TO BE USED AS A VARIATION ON THE MEDITATION ON THE RISING OR SETTING SUN (GIVEN IN THE WISDOM OF THE OVERSELF) First stage: He should fix his gaze upon the rising sun or coloured sky. All other thoughts should be put away at first and his whole attention concentrated upon the physical phenomenon which he is witnessing.

The rays of light must enter his body through his eyes. In this way alone do they attain their utmost efficacy for the purpose of this exercise. Second stage: The student tries to partake of the profound inner pause wherein the entire solar system is briefly plunged, to experience within himself what is actually occurring within the greater existence of which he is a part . . . to tranquillize all his thoughts so that personal matters are wholly absent.

The Sun behind the sun, the mystical Light of the World-Mind illumes man’s mental world and at the same time penetrates it through and through, provided he is present and passive in consciousness to receive its power.
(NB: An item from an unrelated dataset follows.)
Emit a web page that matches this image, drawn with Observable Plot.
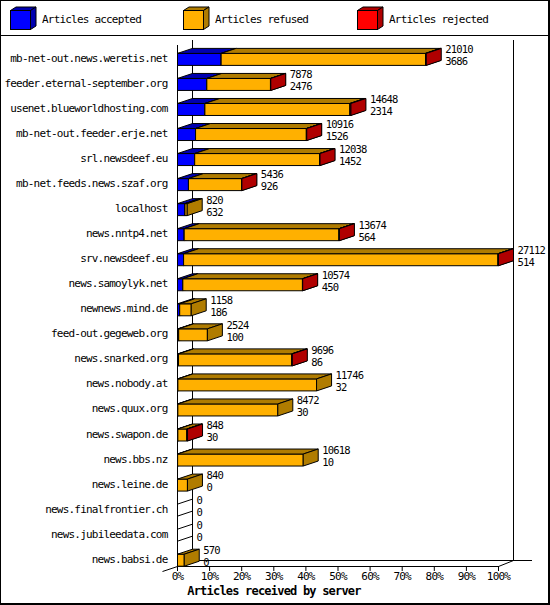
<!DOCTYPE html>
<html>
<head>
<meta charset="utf-8">
<script src="https://cdn.jsdelivr.net/npm/d3@7"></script>
<script src="https://cdn.jsdelivr.net/npm/@observablehq/plot@0.6"></script>
<style>
  html, body { margin: 0; padding: 0; background: #fff; }
  #wrap { position: relative; width: 550px; height: 605px; overflow: hidden; background: #fff;
          font-family: "DejaVu Sans Mono", monospace; font-size: 11px; letter-spacing: -0.8px; color: #000; }
  #legend { position: relative; height: 35px; border-bottom: 1px solid #000; }
  .item { position: absolute; top: 0; height: 35px; }
  .item svg { position: absolute; left: 0; top: 0; }
  .item span { position: absolute; top: 13px; white-space: nowrap; }
  #border { position: absolute; left: 0; top: 0; width: 550px; height: 605px; box-sizing: border-box;
            border: 1px solid #000; border-right-width: 2px; border-bottom-width: 2px; pointer-events: none; }
  #chart svg { display: block; }
</style>
</head>
<body>
<div id="wrap">
  <div id="legend"></div>
  <div id="chart"></div>
  <div id="border"></div>
</div>
<script>
// ---------------- data ----------------
const servers = [
  "mb-net-out.news.weretis.net",
  "feeder.eternal-september.org",
  "usenet.blueworldhosting.com",
  "mb-net-out.feeder.erje.net",
  "srl.newsdeef.eu",
  "mb-net.feeds.news.szaf.org",
  "localhost",
  "news.nntp4.net",
  "srv.newsdeef.eu",
  "news.samoylyk.net",
  "newnews.mind.de",
  "feed-out.gegeweb.org",
  "news.snarked.org",
  "news.nobody.at",
  "news.quux.org",
  "news.swapon.de",
  "news.bbs.nz",
  "news.leine.de",
  "news.finalfrontier.ch",
  "news.jubileedata.com",
  "news.babsi.de"
];
const totals   = [21010, 7878, 14648, 10916, 12038, 5436, 820, 13674, 27112, 10574, 1158, 2524, 9696, 11746, 8472, 848, 10618, 840, 0, 0, 570];
const accepted = [3686, 2476, 2314, 1526, 1452, 926, 632, 564, 514, 450, 186, 100, 86, 32, 30, 30, 10, 0, 0, 0, 0];
const rejected = [60, 25, 80, 30, 30, 20, 0, 30, 40, 20, 0, 0, 40, 0, 0, 60, 0, 0, 0, 0, 0];
const seriesNames = ["Articles accepted", "Articles refused", "Articles rejected"];
const frontColors = ["#0000ff", "#ffb000", "#ff0000"];
const shadeColors = ["#0000b0", "#b07c00", "#b00000"];
const xTicks = [0, 10, 20, 30, 40, 50, 60, 70, 80, 90, 100];
const xTitle = "Articles received by server";

// ---------------- legend ----------------
const legendX = [10, 183, 357];
const legend = document.getElementById("legend");
seriesNames.forEach((name, k) => {
  const it = document.createElement("div");
  it.className = "item";
  it.style.left = legendX[k] + "px";
  it.innerHTML =
    `<svg width="40" height="35">
       <polygon points="0.5,10.5 20.5,10.5 26,7 6,7" fill="${shadeColors[k]}" stroke="#000"/>
       <polygon points="20.5,10.5 26,7 26,26 20.5,29.5" fill="${shadeColors[k]}" stroke="#000"/>
       <rect x="0.5" y="10.5" width="20" height="19" fill="${frontColors[k]}" stroke="#000"/>
     </svg><span style="left:32px">${name}</span>`;
  legend.appendChild(it);
});

// ---------------- geometry ----------------
const W = 550, H = 569, ML = 177, MR = 52, MT = 0, MB = 39;
const n = servers.length;
const Y0 = 22.9, ROW = 25.04;                 // pixel position of first row and row pitch
const unitX = 100 / (W - ML - MR);            // percent per pixel
const unitY = 1 / ROW;                        // row index per pixel
const DX = 15 * unitX, DY = 5 * unitY, HALF = 6 * unitY;
const yIdx = p => (p - Y0) / ROW;             // pixel -> row index
const maxTotal = d3.max(totals);

// faces of the 3D stacked bars
const faces = [];
let fid = 0;
servers.forEach((s, i) => {
  const vals = [accepted[i], totals[i] - accepted[i] - rejected[i], rejected[i]];
  let acc = 0;
  vals.forEach((v, k) => {
    if (v <= 0) return;
    const a = acc / maxTotal * 100, b = (acc + v) / maxTotal * 100;
    acc += v;
    const yt = i - HALF, yb = i + HALF;
    const polys = [
      [frontColors[k], [[a, yt], [b, yt], [b, yb], [a, yb]]],
      [shadeColors[k], [[a, yt], [b, yt], [b + DX, yt - DY], [a + DX, yt - DY]]],
      [shadeColors[k], [[b, yt], [b + DX, yt - DY], [b + DX, yb - DY], [b, yb]]]
    ];
    polys.forEach(([c, pts]) => {
      fid++;
      pts.forEach(([x, y]) => faces.push({id: fid, x, y, color: c}));
    });
  });
});

const zeroRows = d3.range(n).filter(i => totals[i] === 0);
const zeroEdges = zeroRows.flatMap(i => [
  {x1: 0, y1: i - HALF, x2: DX, y2: i - HALF - DY},
  {x1: 0, y1: i + HALF, x2: DX, y2: i + HALF - DY}
]);

const labelRows = d3.range(n).map(i => ({i, total: totals[i], acc: accepted[i], x: totals[i] / maxTotal * 100 + DX}));

const yFloorBack = yIdx(524), yFloorFront = yIdx(530);

const chart = Plot.plot({
  width: W, height: H,
  marginLeft: ML, marginRight: MR, marginTop: MT, marginBottom: MB,
  x: {domain: [0, 100]},
  y: {domain: [0, n - 1], range: [Y0, Y0 + ROW * (n - 1)]},
  color: {type: "identity"},
  style: {fontFamily: "'DejaVu Sans Mono', monospace", fontSize: "11px", letterSpacing: "-0.8px", color: "#000", background: "#fff"},
  marks: [
    // frame
    Plot.ruleX([0], {y1: yIdx(9), y2: yIdx(535), stroke: "#000", strokeWidth: 1}),
    Plot.ruleX([DX, 100 + DX], {y1: yIdx(4), y2: yFloorBack, stroke: "#000", strokeWidth: 1}),
    Plot.ruleY([yFloorBack], {x1: DX, x2: 100 + DX + 19 * unitX, stroke: "#000", strokeWidth: 1}),
    Plot.ruleY([yFloorFront], {x1: 0, x2: 100, stroke: "#000", strokeWidth: 1}),
    Plot.link([
      {x1: 100, y1: yFloorFront, x2: 100 + DX, y2: yFloorBack},
      {x1: 0, y1: yFloorFront, x2: DX, y2: yFloorBack},
      {x1: -DX, y1: yIdx(535), x2: 0, y2: yFloorFront}
    ], {x1: "x1", y1: "y1", x2: "x2", y2: "y2", stroke: "#000", strokeWidth: 1}),
    Plot.link(zeroEdges, {x1: "x1", y1: "y1", x2: "x2", y2: "y2", stroke: "#000", strokeWidth: 1}),
    // bars
    Plot.line(faces, {x: "x", y: "y", z: "id", fill: "color", stroke: "#000", strokeWidth: 1,
                      curve: "linear-closed", strokeLinejoin: "miter", strokeLinecap: "butt"}),
    // value labels
    Plot.text(labelRows, {x: "x", y: "i", text: d => String(d.total), dx: 4, dy: -9.5, textAnchor: "start", fontSize: 10.5, fill: "#000"}),
    Plot.text(labelRows, {x: "x", y: "i", text: d => String(d.acc), dx: 4, dy: 2.5, textAnchor: "start", fontSize: 10.5, fill: "#000"}),
    // axes
    Plot.axisY(d3.range(n), {anchor: "left", tickSize: 0, tickPadding: 10, dy: -1, tickFormat: i => servers[i], label: null, fill: "#000"}),
    Plot.axisX(xTicks, {anchor: "bottom", tickSize: 5, tickPadding: 1, tickFormat: d => d + "%", label: null, fill: "#000"}),
    Plot.text([xTitle], {x: 30.06, frameAnchor: "bottom", dy: 28.5, textAnchor: "middle",
                         fontWeight: "bold", fontSize: 12, letterSpacing: "-0.3px", fill: "#000"})
  ]
});
document.getElementById("chart").appendChild(chart);
</script>
</body>
</html>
Third stage: This stage moves with the outspreading or waning light until he embraces the whole planet along with it. For this purpose he has to:

1. picture a great globe growing larger and larger within himself as a formless consciousness mentally dissociated from the physical body, until it assumes GIGANTIC SIZE;

2. make the conception as alive as possible by permeating it with faith and conviction, holding the sense of countless creatures existing everywhere;

3. reverse the process, until it finally encloses his own body alone (globe gets smaller and smaller);

4. exercise the belief that he is mind not matter;

5. strengthen the perception of the true relationship between himself and cosmic life, his physical and vital oneness with the universe . . . and try to realize that his own existence is inter-connected by a beginningless and endless web with all the other existences around him.

6. There must be deep devotion and heartfelt feeling in his thoughts. Goal: He reaches the goal of this stage when the physical scene vanishes, when he is no longer conscious of it, when attention is turned inward wholly on the beautiful mood or spirit thus invoked, when all form is absent and he feels in complete rapport with the universal being, so complete that he knows he is an integral part of it.

When he feels something of this relationship as a loving response, then he should cease trying to absorb support from the All–whose soul is the World-Mind–and begin to pass it out compassionately and share its grace unselfishly with others.

He sees them in his imagination suffused with its warm light and sublime peace.

First, he directs his effort with his love towards those who are near or dear to him and to any special individuals whom he would like to help in this way.

Then, he directs his effort with his love towards mankind in the mass–whom he must regard as unconsciously forming one great family.

Third, he directs it towards individuals who are hostile to him, who hate, injure, or criticize him. He must consider them as his teachers, for it is their business to pick out and make him aware of his faults. He need not send his love, but he must send them his pity. Close exercise with: Short, silent, personal prayer to the Overself.